Karapo is eloquent when he tells a story and has authoritative voice that commands listeners to pay attention.

“While at the back of the house, working as groundsman, I showed my interest to be a guide and my bosses allowed me to learn,” reveals Karapo.

He says he started understudying the professional guides until he sat for guiding examinations and passed to get a guiding licence.

DDS later enrolled him on management courses that led him to become a trainee assistant manager in a couple of their Camps.

In 2009, he became the camp manager at Leroo La Tau Camp in Makgadikgadi Pans until 2013 when he moved to Xugana Camp in the Okavango Delta.

Karapo explains that managing Leroo La Tau Camp was challenging because it was partly owned by the community and most of the community members were not well versed with tourism businesses.

He says, “I had to educate the community about the importance of tourism, especially sustainable tourism like photographic safaris”.

Karapo says Batswana must take pride in their land and learn the importance of preserving its natural resources because there are many benefits that could be derived from it.

Julia Moshagane is one of the many inspiring women leaders who are running DDS camps and is currently the manager at Camp Xakanaka.

She is the first generation of Hotel and Tourism Batswana graduates who entered the industry before the Botswana’s tertiary institution had such courses.

Moshagane at 47 years still has a ready and charming smile like a true hospitality veteran. She has a welcoming face and talks greatly about life in the bush. “To survive here, in this work, in this bush, in this industry, one has to really love the job and really love the bush too,” she advises.

She says because the job involves workers to be away from their families and friends for periods of over three months, it turns to be very hard for many people to survive it.
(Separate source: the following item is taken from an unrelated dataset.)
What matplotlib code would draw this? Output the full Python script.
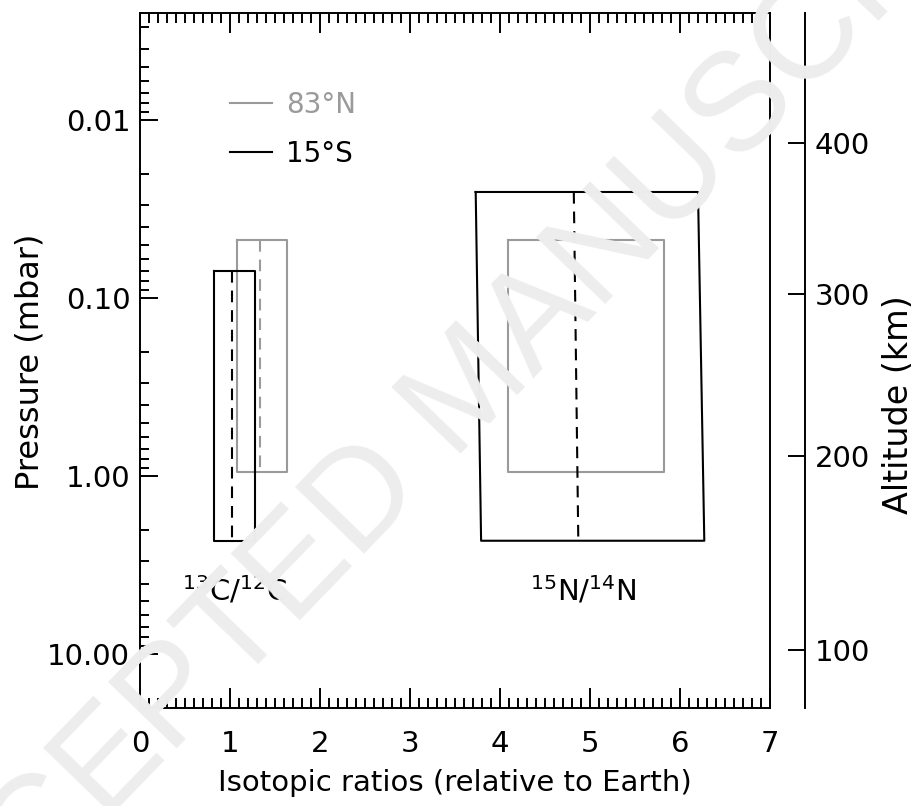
import numpy as np
import matplotlib
matplotlib.use("Agg")
import matplotlib.pyplot as plt
from matplotlib.ticker import FixedLocator, NullLocator, MultipleLocator, LogLocator, NullFormatter

plt.rcParams['font.family'] = ['DejaVu Sans']
plt.rcParams['mathtext.default'] = 'regular'

# latitude of each retrieval
regions = ["83°N", "15°S"]
colors = ["#9a9a9a", "black"]

# 13C/12C: ratio range, mean ratio and pressure range (mbar)
c_lo = [1.08, 0.82]
c_hi = [1.63, 1.28]
c_mean = [1.33, 1.02]
c_ptop = [0.047, 0.070]
c_pbot = [0.95, 2.3]

# 15N/14N: the 15S range drifts a little between top and bottom
n_lo_top = [4.09, 3.73]
n_hi_top = [5.82, 6.20]
n_lo_bot = [4.09, 3.79]
n_hi_bot = [5.82, 6.27]
n_mean_top = [None, 4.82]
n_mean_bot = [None, 4.87]
n_ptop = [0.047, 0.0253]
n_pbot = [0.95, 2.3]

# altitude scale (km) vs pressure (mbar)
alt_km = [100, 200, 300, 400]
alt_p = [9.4, 0.77, 0.095, 0.0135]

p_labels = ["0.01", "0.10", "1.00", "10.00"]
p_ticks = [0.01, 0.1, 1.0, 10.0]

W, H = 921, 806
fig = plt.figure(figsize=(W / 100, H / 100), dpi=100)

# watermark behind everything
fig.text(470 / W, 1 - 392 / H, "ACCEPTED MANUSCRIPT", fontsize=100,
         family="Liberation Sans", color="#ededed", rotation=46,
         ha="center", va="center", rotation_mode="anchor", zorder=0)

ax = fig.add_axes([140 / W, 1 - 708 / H, 630 / W, 695 / H])
ax.patch.set_visible(False)
ax.set_yscale("log")
ax.set_xlim(0, 7)
ax.set_ylim(20, 0.0025)

lw = 1.5
dash = (0, (5.6, 3.8))

handles = []
for i in range(2):
    xs = [c_lo[i], c_hi[i], c_hi[i], c_lo[i], c_lo[i]]
    ys = [c_ptop[i], c_ptop[i], c_pbot[i], c_pbot[i], c_ptop[i]]
    h, = ax.plot(xs, ys, color=colors[i], lw=lw, label=regions[i], zorder=3 + i)
    handles.append(h)
    ax.plot([c_mean[i], c_mean[i]], [c_ptop[i], c_pbot[i]], color=colors[i],
            lw=lw, ls=dash, zorder=3 + i)

    xs = [n_lo_top[i], n_hi_top[i], n_hi_bot[i], n_lo_bot[i], n_lo_top[i]]
    ys = [n_ptop[i], n_ptop[i], n_pbot[i], n_pbot[i], n_ptop[i]]
    ax.plot(xs, ys, color=colors[i], lw=lw, zorder=3 + i)
    if n_mean_top[i] is not None:
        ax.plot([n_mean_top[i], n_mean_bot[i]], [n_ptop[i], n_pbot[i]],
                color=colors[i], lw=lw, ls=dash, zorder=3 + i)

ax.text(1.05, 4.4, r"$^{13}$C/$^{12}$C", fontsize=21, ha="center", va="center")
ax.text(4.92, 4.4, r"$^{15}$N/$^{14}$N", fontsize=21, ha="center", va="center")

leg = ax.legend(handles=handles, loc="upper left", bbox_to_anchor=(0.143, 0.888),
                frameon=False, fontsize=20, handlelength=1.5, handletextpad=0.5,
                labelspacing=0.75, borderpad=0, borderaxespad=0, labelcolor="linecolor")

# IDL style ticks on all four sides
ax.xaxis.set_major_locator(MultipleLocator(1))
ax.xaxis.set_minor_locator(MultipleLocator(0.1))
ax.yaxis.set_major_locator(FixedLocator(p_ticks))
ax.yaxis.set_minor_locator(LogLocator(base=10, subs=np.arange(2, 10)))
ax.yaxis.set_minor_formatter(NullFormatter())
ax.set_yticklabels(p_labels)
ax.tick_params(axis="both", which="both", direction="in", top=True, right=True,
               width=1.4, labelsize=21, color="black")
ax.tick_params(axis="x", which="major", length=14.5, pad=16)
ax.tick_params(axis="x", which="minor", length=7)
ax.tick_params(axis="y", which="major", length=13, pad=7)
ax.tick_params(axis="y", which="minor", length=6.5)
for s in ax.spines.values():
    s.set_linewidth(1.4)

# detached altitude axis
ax2 = ax.twinx()
ax2.patch.set_visible(False)
ax2.set_yscale("log")
ax2.set_ylim(ax.get_ylim())
for name in ["left", "top", "bottom"]:
    ax2.spines[name].set_visible(False)
ax2.spines["right"].set_position(("axes", 665 / 630))
ax2.spines["right"].set_linewidth(1.4)
ax2.yaxis.set_major_locator(FixedLocator(alt_p))
ax2.yaxis.set_minor_locator(NullLocator())
ax2.set_yticklabels([str(a) for a in alt_km])
ax2.tick_params(axis="y", which="major", direction="in", length=12.5, width=1.4,
                pad=7, labelsize=21)

fig.text(455 / W, 1 - 783 / H, "Isotopic ratios (relative to Earth)", fontsize=21,
         ha="center", va="center")
fig.text(30 / W, 1 - 362 / H, "Pressure (mbar)", fontsize=23, rotation=90,
         ha="center", va="center")
fig.text(898 / W, 1 - 405 / H, "Altitude (km)", fontsize=24, rotation=90,
         ha="center", va="center")

fig.savefig("out.png", dpi=100)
“You must have the ability to make strangers be part of your family or make total strangers feel at home,” she says.

Moshagane shared about the peaceful life of working in the bush saying it is much better than the fast costly city life.

 

Tourism supply chain

One of the most contentious issues about Botswana tourism is where does the tourism money really go? DDS is free to share their revenue chain. In a small boardroom in Maun with seven senior managers of DDS – most of them Batswana including Trainee general manager Setch Twiimone (who started by washing the dishes in their DDS Camp but is now responsible for hundreds of staff members), they shared the tourism supply chain.
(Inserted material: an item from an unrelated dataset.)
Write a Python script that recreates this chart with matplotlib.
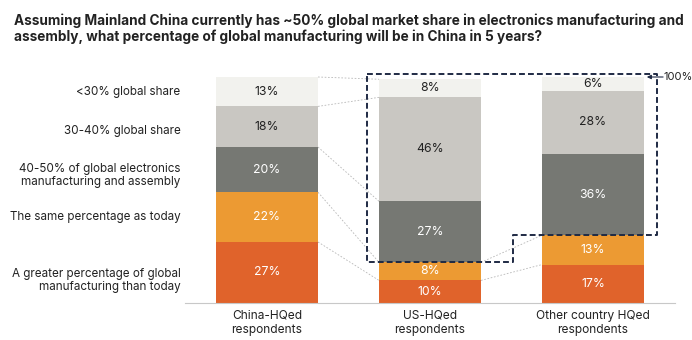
import numpy as np
import matplotlib.pyplot as plt

plt.rcParams["font.family"] = ["Inter", "DejaVu Sans"]

groups = ["China-HQed\nrespondents", "US-HQed\nrespondents", "Other country HQed\nrespondents"]
answers = [
    "A greater percentage of global\nmanufacturing than today",
    "The same percentage as today",
    "40-50% of global electronics\nmanufacturing and assembly",
    "30-40% global share",
    "<30% global share",
]
# bottom-to-top stack order, one list per answer
greater = [27, 10, 17]
same = [22, 8, 13]
mid = [20, 27, 36]
low = [18, 46, 28]
lowest = [13, 8, 6]

colors = ["#e0632b", "#ec9a33", "#767873", "#c9c7c2", "#f2f2ee"]
text_colors = ["white", "white", "white", "#222222", "#222222"]
# small vertical nudges (points) for the answer labels
label_nudge = [-6, 0, -4, -3, 0]

title = ("Assuming Mainland China currently has ~50% global market share in electronics manufacturing and\n"
         "assembly, what percentage of global manufacturing will be in China in 5 years?")

W, H = 692, 340
fig = plt.figure(figsize=(W / 100, H / 100), dpi=100)
ax = fig.add_axes([185 / W, (H - 303) / H, 490 / W, (303 - 60) / H])

stack = np.array([greater, same, mid, low, lowest], dtype=float)
x = np.arange(len(groups))
width = 0.626
bottoms = np.zeros(len(groups))
tops = []
for vals, c, tc in zip(stack, colors, text_colors):
    ax.bar(x, vals, width, bottom=bottoms, color=c, edgecolor="none")
    for xi, b, v in zip(x, bottoms, vals):
        ax.text(xi, b + v / 2, f"{int(v)}%", ha="center", va="center",
                color=tc, fontsize=8.8)
    bottoms = bottoms + vals
    tops.append(bottoms.copy())
tops = np.array(tops)

# dashed connectors between matching segment boundaries of neighbouring bars
for i in range(len(groups) - 1):
    for level in range(len(answers)):
        if i == 1 and level >= 2:
            continue
        ax.plot([x[i] + width / 2, x[i + 1] - width / 2],
                [tops[level, i], tops[level, i + 1]],
                color="#b8b8b8", lw=0.6, ls=(0, (2, 2)), zorder=0)

# outline around the "less than today" responses for non-China groups
box_l, box_r = 0.613, 2.393
box_t = 101.3
us_cut = tops[1, 1]
oth_cut = tops[1, 2]
step_x = 1.509
bx = [box_l, box_r, box_r, step_x, step_x, box_l, box_l]
by = [box_t, box_t, oth_cut, oth_cut, us_cut, us_cut, box_t]
ax.plot(bx, by, color="#1f2a44", lw=1.4, ls=(0, (3, 1.6)), zorder=5, clip_on=False)
ax.annotate("", xy=(2.33, 100), xytext=(2.43, 100),
            arrowprops=dict(arrowstyle="-|>", color="#1f2a44", lw=0.8,
                            mutation_scale=6, shrinkA=0, shrinkB=0),
            annotation_clip=False, zorder=6)
ax.text(2.435, 100, "100%", ha="left", va="center", fontsize=8, color="#222222")

# answer labels aligned with the China bar
for level, lab in enumerate(answers):
    yc = tops[level, 0] - stack[level, 0] / 2
    ax.annotate(lab, (-0.53, yc), xytext=(0, label_nudge[level]),
                textcoords="offset points", ha="right", va="center",
                fontsize=8.4, color="#222222", linespacing=1.15,
                annotation_clip=False)

ax.set_xlim(-0.503, 2.503)
ax.set_ylim(0, 100 * (303 - 60) / 226)
ax.set_xticks(x)
ax.set_xticklabels(groups, fontsize=8.6, color="#222222", linespacing=1.2)
ax.tick_params(axis="x", length=0, pad=5)
ax.set_yticks([])
for s in ["top", "right", "left"]:
    ax.spines[s].set_visible(False)
ax.spines["bottom"].set_color("#c8c8c8")
ax.spines["bottom"].set_linewidth(0.8)

fig.text(14 / W, 1 - 13 / H, title, ha="left", va="top", fontsize=9.8,
         fontweight="bold", color="#222222", linespacing=1.15)

fig.savefig("out.png", dpi=100)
According to Walter Smith, one of the directors, “all of our money comes down to FNB Maun” where their accounts are held. He says for a tourist to reach Botswana, there are normally three parties involved who make it possible for the user to reach the Okavango Delta, for instance.

There is the Camp at the bottom of the chain that serves the product - safari experience - then there is the Local Tour Operator who sells the product to the Tourism Operator who acts as wholesaler serving various tourism agencies, be it in New York (paying in dollars), Berlin (paying in euro), or Shanghai (paying in yuan). All these operators in the supply chain will get an agreed percentage share of the tourist’s money for the value they added to get the guest to reach Botswana. But at the end the large share of the revenue goes to the product – safari experience – supplier.

“And for us at DDS, that money comes down to FNB Maun for the benefit of Botswana’s economy,” says Smith.